Code that draws figures:
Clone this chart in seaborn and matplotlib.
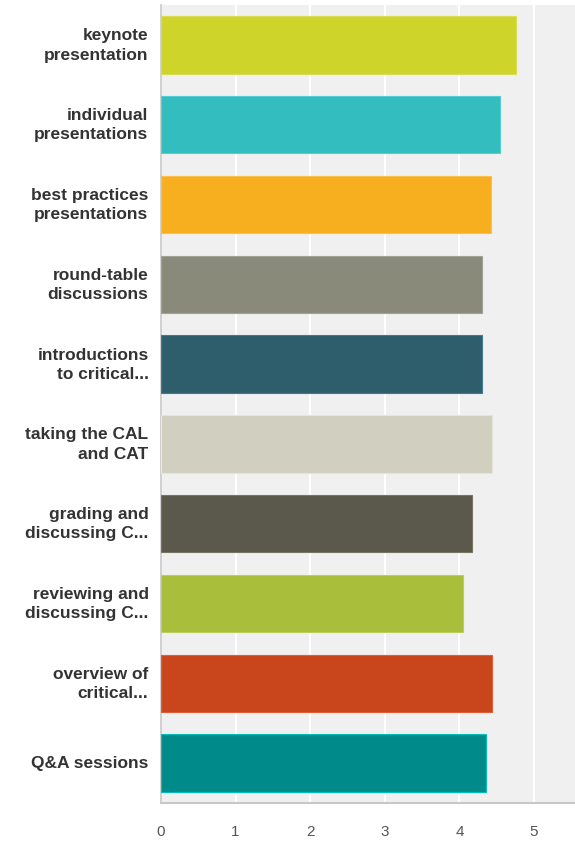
import matplotlib
matplotlib.use("Agg")
import matplotlib.pyplot as plt
import matplotlib.transforms as mtransforms
import seaborn as sns
import pandas as pd
import colorsys

categories = ["keynote\npresentation", "individual\npresentations", "best practices\npresentations",
              "round-table\ndiscussions", "introductions\nto critical...", "taking the CAL\nand CAT",
              "grading and\ndiscussing C...", "reviewing and\ndiscussing C...", "overview of\ncritical...",
              "Q&A sessions"]
values = [4.76, 4.55, 4.42, 4.30, 4.30, 4.44, 4.17, 4.05, 4.44, 4.36]
colors = ["#cfd42a", "#33bdbf", "#f7ae1f", "#898a7a", "#2e5e6b", "#d0cfc0",
          "#5b594b", "#a9bf3b", "#c9451c", "#008b8a"]
xticks = [0, 1, 2, 3, 4, 5]

df = pd.DataFrame({"cat": categories, "val": values})

sns.set_style("white")
plt.rcParams['font.family'] = ['Liberation Sans', 'DejaVu Sans']

fig = plt.figure(figsize=(5.75, 8.42), dpi=100)
ax = fig.add_axes([161/575, 39/842, 1 - 161/575, (803-5)/842])
ax.set_facecolor("#f0f0f0")

sns.barplot(data=df, y="cat", x="val", hue="cat", palette=colors, orient="h",
            width=0.72, legend=False, ax=ax, saturation=1, linewidth=0.8)


def lighter(c, amt=0.1):
    h, l, s = colorsys.rgb_to_hls(*matplotlib.colors.to_rgb(c))
    return colorsys.hls_to_rgb(h, min(1, l + amt), s)


for p, c in zip(ax.patches, colors):
    p.set_edgecolor(lighter(c))
    p.set_zorder(3)

ax.set_xlim(0, 5.55)
ax.set_ylim(9.5, -0.5)
ax.set_xticks(xticks)
ax.set_xticklabels([str(t) for t in xticks], fontsize=11, color="#555555")
ax.xaxis.grid(True, color="white", linewidth=1.5)
ax.set_axisbelow(True)
ax.set_xlabel("")
ax.set_ylabel("")
ax.tick_params(axis="both", length=0)
ax.tick_params(axis="x", pad=16)
ax.tick_params(axis="y", pad=9)
for lab in ax.get_yticklabels():
    lab.set_fontweight("bold")
    lab.set_fontsize(12.5)
    lab.set_color("#333333")
    lab.set_linespacing(1.35)
    dy = 3 if "\n" in lab.get_text() else 1
    lab.set_transform(lab.get_transform() +
                      mtransforms.ScaledTranslation(0, dy / 100, fig.dpi_scale_trans))

for s in ["top", "right"]:
    ax.spines[s].set_visible(False)
ax.spines["left"].set_color("#c8c8c8")
ax.spines["bottom"].set_color("#c8c8c8")
ax.spines["left"].set_linewidth(1.2)
ax.spines["bottom"].set_linewidth(1.5)

fig.savefig("out.png", dpi=100)
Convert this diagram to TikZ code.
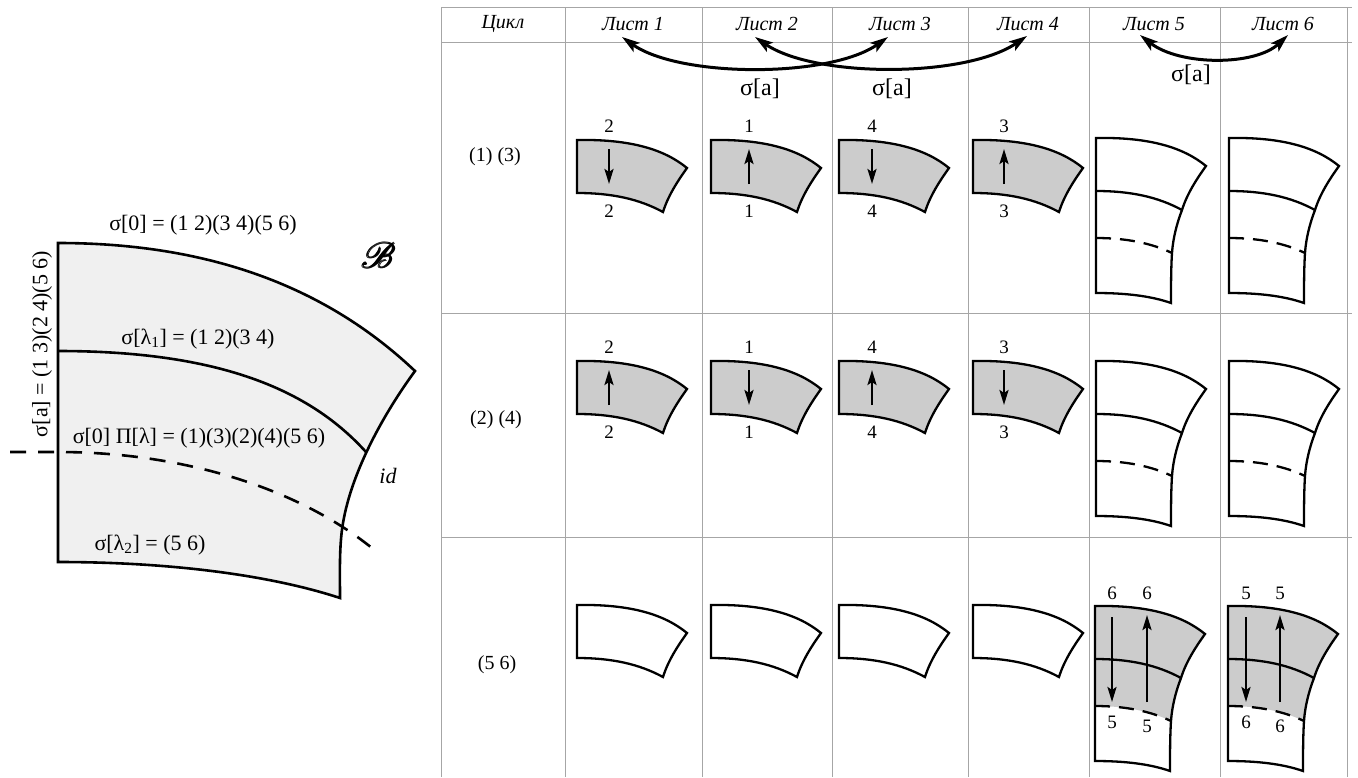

§ Your task
Exclude all images and restate the records above word for word.

§ Right answer
Clone this chart in seaborn and matplotlib.
import matplotlib
matplotlib.use("Agg")
import matplotlib.pyplot as plt
import matplotlib.transforms as mtransforms
import seaborn as sns
import pandas as pd
import colorsys

categories = ["keynote\npresentation", "individual\npresentations", "best practices\npresentations",
              "round-table\ndiscussions", "introductions\nto critical...", "taking the CAL\nand CAT",
              "grading and\ndiscussing C...", "reviewing and\ndiscussing C...", "overview of\ncritical...",
              "Q&A sessions"]
values = [4.76, 4.55, 4.42, 4.30, 4.30, 4.44, 4.17, 4.05, 4.44, 4.36]
colors = ["#cfd42a", "#33bdbf", "#f7ae1f", "#898a7a", "#2e5e6b", "#d0cfc0",
          "#5b594b", "#a9bf3b", "#c9451c", "#008b8a"]
xticks = [0, 1, 2, 3, 4, 5]

df = pd.DataFrame({"cat": categories, "val": values})

sns.set_style("white")
plt.rcParams['font.family'] = ['Liberation Sans', 'DejaVu Sans']

fig = plt.figure(figsize=(5.75, 8.42), dpi=100)
ax = fig.add_axes([161/575, 39/842, 1 - 161/575, (803-5)/842])
ax.set_facecolor("#f0f0f0")

sns.barplot(data=df, y="cat", x="val", hue="cat", palette=colors, orient="h",
            width=0.72, legend=False, ax=ax, saturation=1, linewidth=0.8)


def lighter(c, amt=0.1):
    h, l, s = colorsys.rgb_to_hls(*matplotlib.colors.to_rgb(c))
    return colorsys.hls_to_rgb(h, min(1, l + amt), s)


for p, c in zip(ax.patches, colors):
    p.set_edgecolor(lighter(c))
    p.set_zorder(3)

ax.set_xlim(0, 5.55)
ax.set_ylim(9.5, -0.5)
ax.set_xticks(xticks)
ax.set_xticklabels([str(t) for t in xticks], fontsize=11, color="#555555")
ax.xaxis.grid(True, color="white", linewidth=1.5)
ax.set_axisbelow(True)
ax.set_xlabel("")
ax.set_ylabel("")
ax.tick_params(axis="both", length=0)
ax.tick_params(axis="x", pad=16)
ax.tick_params(axis="y", pad=9)
for lab in ax.get_yticklabels():
    lab.set_fontweight("bold")
    lab.set_fontsize(12.5)
    lab.set_color("#333333")
    lab.set_linespacing(1.35)
    dy = 3 if "\n" in lab.get_text() else 1
    lab.set_transform(lab.get_transform() +
                      mtransforms.ScaledTranslation(0, dy / 100, fig.dpi_scale_trans))

for s in ["top", "right"]:
    ax.spines[s].set_visible(False)
ax.spines["left"].set_color("#c8c8c8")
ax.spines["bottom"].set_color("#c8c8c8")
ax.spines["left"].set_linewidth(1.2)
ax.spines["bottom"].set_linewidth(1.5)

fig.savefig("out.png", dpi=100)
Convert this diagram to TikZ code.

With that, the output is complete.